FIN DE L’ÉLOGE FUNÈBRE DE LOUIS XV.

  1. Louis XV était mort le 10 mai 1774, et Voltaire envoya son Éloge funèbre au maréchal de Richelieu le 31 mai. Il le donna comme l’ouvrage de M. Chamhon : il avait déjà mis ce nom, en 1769, à son petit écrit De la Paix perpétuelle (voyez tome XXVIII, page 103) ; il le mit quelques mois plus tard à l’Éloge historique de la raison (voyez tome XXI, page 513). Mais ce nom de Chambon ne se trouve sur aucune édition de l’Éloge funèbre antérieure aux éditions de Kehl, où probablement il fut ajouté d’après la lettre du 31 mai.

    L’édition originale est un in-8o de 16 pages.

    Du vivant de Louis XV, Voltaire avait, en 1748, fait son Panégyrique (voyez tome XXIII, page 263). Il avait poussé la flatterie plus loin en donnant à l’un de ses ouvrages le titre de Précis du Siècle de Louis XV (voyez tome XV de la présente édition). (B.)
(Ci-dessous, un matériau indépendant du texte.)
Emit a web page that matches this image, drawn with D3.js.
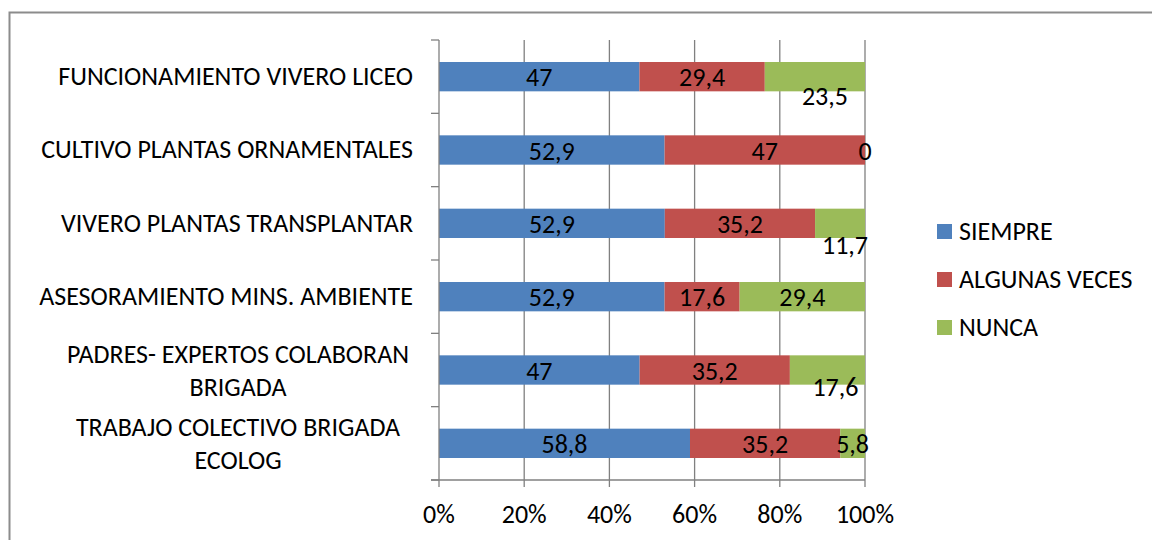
<!DOCTYPE html>
<html><head><meta charset="utf-8">
<script src="https://cdn.jsdelivr.net/npm/d3@7"></script>
<style>
body{margin:0;background:#fff}
text{font-family:Carlito,"Open Sans",sans-serif;font-size:26px;fill:#000}
</style></head>
<body><svg id="chart" width="1152" height="540"></svg>
<script>
// ---- data ----
const categories = [
  ["FUNCIONAMIENTO VIVERO LICEO"],
  ["CULTIVO PLANTAS ORNAMENTALES"],
  ["VIVERO PLANTAS TRANSPLANTAR"],
  ["ASESORAMIENTO MINS. AMBIENTE"],
  ["PADRES- EXPERTOS COLABORAN","BRIGADA"],
  ["TRABAJO COLECTIVO BRIGADA","ECOLOG"]
];
const seriesNames = ["SIEMPRE","ALGUNAS VECES","NUNCA"];
const siempre      = [47, 52.9, 52.9, 52.9, 47, 58.8];
const algunasVeces = [29.4, 47, 35.2, 17.6, 35.2, 35.2];
const nunca        = [23.5, 0, 11.7, 29.4, 17.6, 5.8];
const xTicks = [0, 20, 40, 60, 80, 100];
const xTickLabels = ["0%","20%","40%","60%","80%","100%"];

// ---- styling / layout ----
const colors = ["#4F81BD","#C0504D","#9BBB59"];
const gridColor = "#808080";
// manual label nudges for the NUNCA series (as in reference)
const nuncaLabelShift = [[10,19],[0,0],[5,21],[0,0],[8,16],[0,0]];

const svg = d3.select("#chart");
svg.append("rect").attr("x",9.5).attr("y",12.5).attr("width",1200).attr("height",600)
  .attr("fill","#fff").attr("stroke","#8c8c8c").attr("stroke-width",2);

const x = d3.scaleLinear().domain([0,100]).range([439,865]);
const catIdx = categories.map((c,i)=>i);
const y = d3.scaleBand().domain(catIdx).range([40,480]).paddingInner(0.6).paddingOuter(0.3);
const step = y.step();

// gridlines
svg.append("g").selectAll("line").data(xTicks.slice(1)).join("line")
  .attr("x1",d=>x(d)).attr("x2",d=>x(d)).attr("y1",40).attr("y2",480)
  .attr("stroke",gridColor).attr("stroke-width",1.3);

// stacked data (100%)
const series = [siempre, algunasVeces, nunca];
const rows = catIdx.map(i=>{
  const total = siempre[i]+algunasVeces[i]+nunca[i];
  let acc = 0;
  return series.map((s,k)=>{
    const v0 = acc/total*100; acc += s[i]; const v1 = acc/total*100;
    return {i,k,v:s[i],v0,v1};
  });
});
const segs = rows.flat();

svg.append("g").selectAll("rect").data(segs).join("rect")
  .attr("x",d=>x(d.v0)).attr("width",d=>x(d.v1)-x(d.v0))
  .attr("y",d=>y(d.i)).attr("height",y.bandwidth())
  .attr("fill",d=>colors[d.k]);

// data labels
svg.append("g").selectAll("text").data(segs).join("text")
  .attr("x",d=>(x(d.v0)+x(d.v1))/2 + (d.k===2?nuncaLabelShift[d.i][0]:0))
  .attr("y",d=>y(d.i)+y.bandwidth()/2 + 1.5 + (d.k===2?nuncaLabelShift[d.i][1]:0))
  .attr("dy","0.32em").attr("text-anchor","middle")
  .text(d=>String(d.v).replace(".",","));

// y axis line + ticks
const axisG = svg.append("g");
axisG.append("line").attr("x1",439).attr("x2",439).attr("y1",40).attr("y2",480)
  .attr("stroke",gridColor).attr("stroke-width",1.3);
const bounds = catIdx.map(i=>y(i)-(step-y.bandwidth())/2).concat([480]);
axisG.selectAll(".yt").data(bounds).join("line").attr("class","yt")
  .attr("x1",431).attr("x2",439).attr("y1",d=>d).attr("y2",d=>d)
  .attr("stroke",gridColor).attr("stroke-width",1.3);
// x axis line + ticks
axisG.append("line").attr("x1",431).attr("x2",865).attr("y1",480).attr("y2",480)
  .attr("stroke",gridColor).attr("stroke-width",1.3);
axisG.selectAll(".xt").data(xTicks).join("line").attr("class","xt")
  .attr("x1",d=>x(d)).attr("x2",d=>x(d)).attr("y1",480).attr("y2",487)
  .attr("stroke",gridColor).attr("stroke-width",1.3);
axisG.selectAll(".xl").data(xTicks).join("text").attr("class","xl")
  .attr("x",d=>x(d)).attr("y",515).attr("dy","0.32em").attr("text-anchor","middle")
  .text((d,i)=>xTickLabels[i]);

// category labels
const catG = svg.append("g");
categories.forEach((lines,i)=>{
  const cy = y(i)+y.bandwidth()/2;
  if(lines.length===1){
    catG.append("text").attr("x",413).attr("y",cy).attr("dy","0.32em")
      .attr("text-anchor","end").text(lines[0]);
  } else {
    lines.forEach((l,j)=>{
      catG.append("text").attr("x",238).attr("y",cy+1+(j-(lines.length-1)/2)*33)
        .attr("dy","0.32em").attr("text-anchor","middle").text(l);
    });
  }
});

// legend
const legG = svg.append("g");
seriesNames.forEach((n,k)=>{
  const cy = 231.5 + k*48;
  legG.append("rect").attr("x",937).attr("y",cy-7.5).attr("width",15).attr("height",15).attr("fill",colors[k]);
  legG.append("text").attr("x",959).attr("y",cy).attr("dy","0.32em").text(n);
});
</script></body></html>
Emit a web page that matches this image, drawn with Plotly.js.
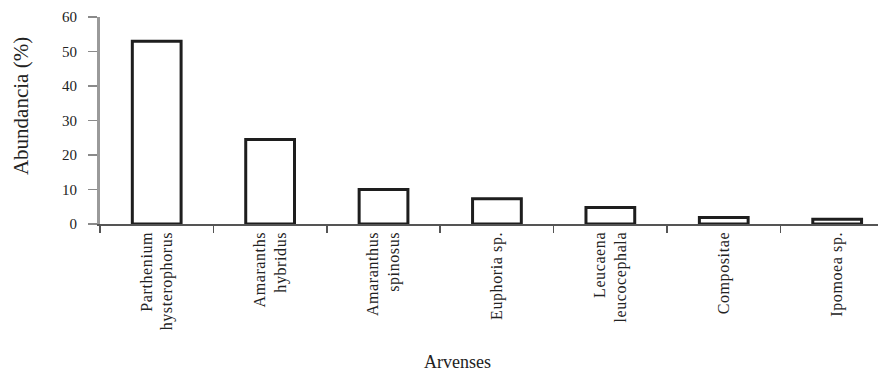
<!DOCTYPE html>
<html>
<head>
<meta charset="utf-8">
<script src="https://cdn.plot.ly/plotly-3.0.1.min.js"></script>
<style>
html,body{margin:0;padding:0;background:#fff;}
#chart{width:878px;height:375px;}
.xtick text{letter-spacing:0.6px;}
</style>
</head>
<body>
<div id="chart"></div>
<script>
const categories = [
  'Parthenium<br>hysterophorus',
  'Amaranths<br>hybridus',
  'Amaranthus<br>spinosus',
  'Euphoria sp.',
  'Leucaena<br>leucocephala',
  'Compositae',
  'Ipomoea sp.'
];
const abundancia = [53, 24.5, 10, 7.3, 4.8, 1.9, 1.4];
const yTicks = [0, 10, 20, 30, 40, 50, 60];
const xTitle = 'Arvenses';
const yTitle = 'Abundancia (%)';

const serif = '"Liberation Serif", "Times New Roman", "DejaVu Serif", serif';

const trace = {
  type: 'bar',
  x: categories,
  y: abundancia,
  width: 0.43,
  marker: {color: '#ffffff', line: {color: '#1e1e1e', width: 3}},
  hoverinfo: 'skip'
};

const layout = {
  width: 878, height: 375,
  margin: {l: 100, r: 0, t: 17, b: 151, pad: 0},
  paper_bgcolor: '#ffffff', plot_bgcolor: '#ffffff',
  showlegend: false,
  font: {family: serif, color: '#222'},
  xaxis: {
    type: 'category',
    range: [-0.5, 6.36],
    showgrid: false, zeroline: false,
    showline: true, linecolor: '#555', linewidth: 1.5,
    ticks: 'outside', tickson: 'boundaries', ticklen: 7, tickwidth: 1.5, tickcolor: '#555',
    tickangle: -90,
    tickfont: {family: serif, size: 16, color: '#222'},
    fixedrange: true
  },
  yaxis: {
    range: [0, 60],
    tickvals: yTicks,
    ticktext: yTicks.map(String),
    showgrid: false, zeroline: false,
    showline: true, linecolor: '#9a9a9a', linewidth: 3,
    ticks: 'outside', ticklen: 9, tickwidth: 1.5, tickcolor: '#8a8a8a',
    ticklabelstandoff: 8,
    tickfont: {family: serif, size: 15, color: '#222'},
    fixedrange: true
  },
  annotations: [
    {text: yTitle, xref: 'paper', yref: 'paper', x: -0.1015, y: 0.57,
     xanchor: 'center', yanchor: 'middle', textangle: -90, showarrow: false,
     font: {family: serif, size: 21, color: '#222'}},
    {text: xTitle, xref: 'paper', yref: 'paper', x: 0.459, y: -0.667,
     xanchor: 'center', yanchor: 'middle', showarrow: false,
     font: {family: serif, size: 18, color: '#222'}}
  ]
};

Plotly.newPlot('chart', [trace], layout, {displayModeBar: false, staticPlot: true});
</script>
</body>
</html>
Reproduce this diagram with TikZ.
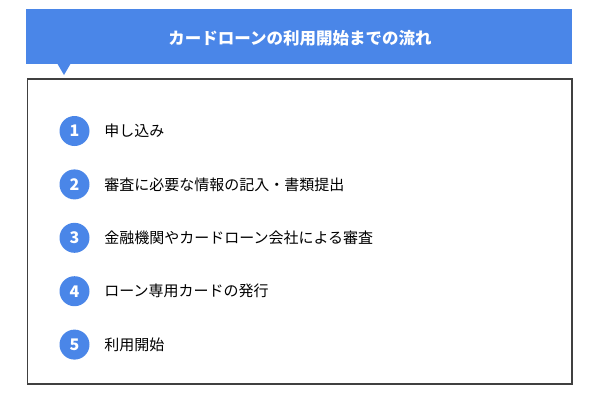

  2. Voyez les notes, tome XIV, page 62 ; et XX, 382.
  3. Celle de Fontenoy et celle de Laufelt.
  4. Voyez la note, tome XXIII, page 268.
  5. Marie-Antoinette d’Autriche, fille de Marie-Thérèse, mariée, en 1770, au dauphin, devenu roi sous le nom de Louis XVI.
  6. La blessure était très-légère, et cependant XV, effrayé, se mit au lit et demanda un confesseur ; voyez tome XVI, page 93.
  7. Cette phrase rappelle la maxime CLXIII de Vauvenargues, citée à la suite de l’Éloge funèbre des officiers, tome XXIII, page 261.
  8. Pâris Duverney.
  9. La vénalité fut rétablie quelque temps après la mort de Louis XV ; voyez la note de Voltaire, tome XIX, page 288.
  10. D’Alembert fut mécontent de cette phrase ; voyez la lettre de Voltaire du 15 juin 1774.
  11. Adélaïde, Sophie et Victoire. Elles furent toutes trois atteintes de la petite vérole, sept ou huit jours après la mort de leur père, et par suite des soins qu’elles lui avaient prodigués. Mais leur maladie ne fut ni longue ni dangereuse.
  12. Voyez tome XXIV, page 468.
  13. Voyez tome XXV, page 337.
  14. Voyez, dans la Correspondance, la lettre de Catherine II, du 6-17 décembre 1768.